To avoid managing DNS records at deployment times, we have set up up a wildcard DNS record (*.<development-domain>) pointing to our bare-metal server, where all environments are deployed.

Access control

Since these environments, are often sensitive, we grant access only to authorised people. We secure these environments with Cloudflare Access, which offers:

  • Multiple access groups for different environments (e.g. LOGIC team and the client stakeholders of each project)
  • Multiple identity providers (Google Workspace for our team, email OTP verification for clients)
  • No need to manage additional credentials to access for each environment (e.g. basic auth)

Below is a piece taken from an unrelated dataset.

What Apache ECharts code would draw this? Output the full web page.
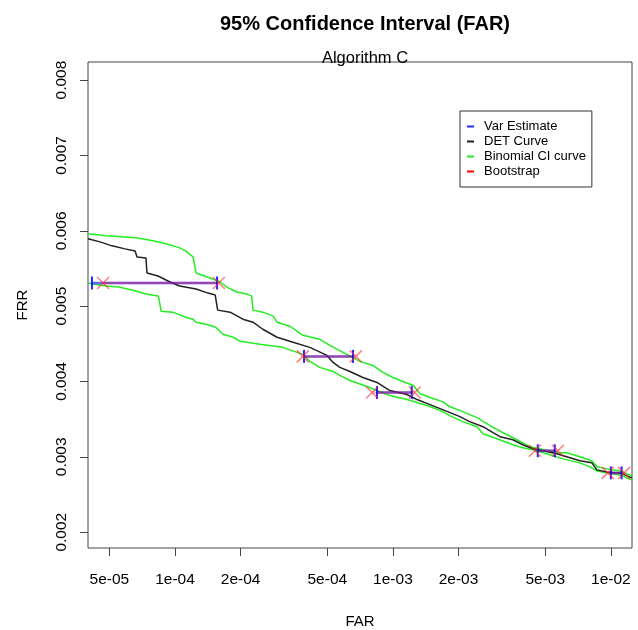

Summing up, the key take aways of pull request review deployments are:

  1. Complete autonomy: Team members can work without worrying about interfering with anyone's work.
  2. Isolated testing: Each feature can be tested in isolation with its own data.
  3. Easy sharing: Deployments can be shared with external stakeholders with proper access controls.
  4. End to end reviews: Reviewers can easily validate the actual implementation, not just code.
  5. Quick reset: If something goes wrong, we can easily recreate the environment with a simple command.

And as a bonus, since this is running on a 64GB bare-metal server, we get to host tens of deployed environments concurrently, without breaking the bank.

Considerations

If you're considering implementing something similar, here are a few things to keep in mind:

  • Works great for projects where each PR represents a meaningful, testable feature
  • Resource usage should be limited, if you have many active PRs simultaneously
  • Data initialization is crucial, to get a working environment from the get go - invest time in creating good fixtures

Conclusion

Pull request review deployments have been a game-changer for our development workflow at LOGIC. We have been working this way daily on multiple projects for more than a eighteen months and we can never go back. The only thing we look forward to is making this even better with more ideas we have in mind.